A reporter of the TV channel visited families of the Baiga tribe who were evicted from Kanha- home of the “Jungle Book”- in 2014, and found that their lives were devastated after being forced from their homes against their will. The tribes people have been struggling to survive after being scattered in surrounding villages, according to a note released by Survival International, the global movement for tribal peoples’ rights on Wednesday.

Sukhdev, a Baiga man, was killed after his village was evicted from Kanha in 2014, the report says. His body was found after he attempted to buy land for his family. In an interview to Survival International, in 2012, Sukhdev had said: “We won’t find another place like this. How will we set up home there? How will we raise our children? We need our fields and homes … Won’t we die?” (filmed in 2012)

Sukhdev’s brother told Canal Plus: “We were one of the last families to resist. But the people from the reserve [Forest department] forced us to leave. They told us they’d take care of us for three years, but they didn’t do a thing. Even when my brother was killed, no one came to help us.”

Studies have found that tigers thrive in areas inhabited by people, the report says. And while the Baiga tribe people have lived alongside the tiger for generations and regard the animal as their “little brother,” Kanha’s mass tourism has been called “incompatible and detrimental” to conserving the species by conservation experts.

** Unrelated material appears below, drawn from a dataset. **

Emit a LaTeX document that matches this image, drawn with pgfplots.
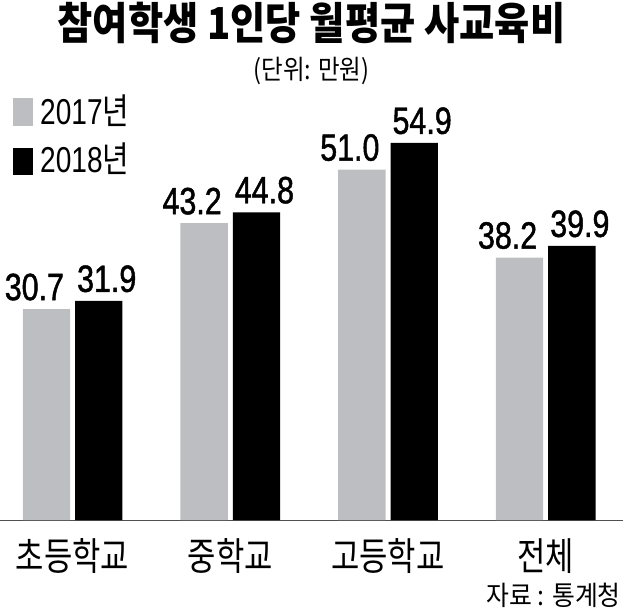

The French TV crew gained access to a confidential official report which lists the systematic resettlement of 22,000 people from tiger reserves across the region. Under Indian law, tribal peoples’ consent is required before such evictions, but they are often harassed into leaving.

Survival International’s Director Stephen Corry said, “So-called ‘conservation’ continues to destroy tribal people as it has for generations. They’ve never threatened the tigers, who would do better if the tribes remained and the tourists stopped. Tribal peoples are generally better conservationists anyway than industrial-sized NGOs like World Wide Fund for Nature which stand by in silence while the parks forcibly evict people like Sukhdev and his family. It’s time these evictions are stopped and this scandal exposed.”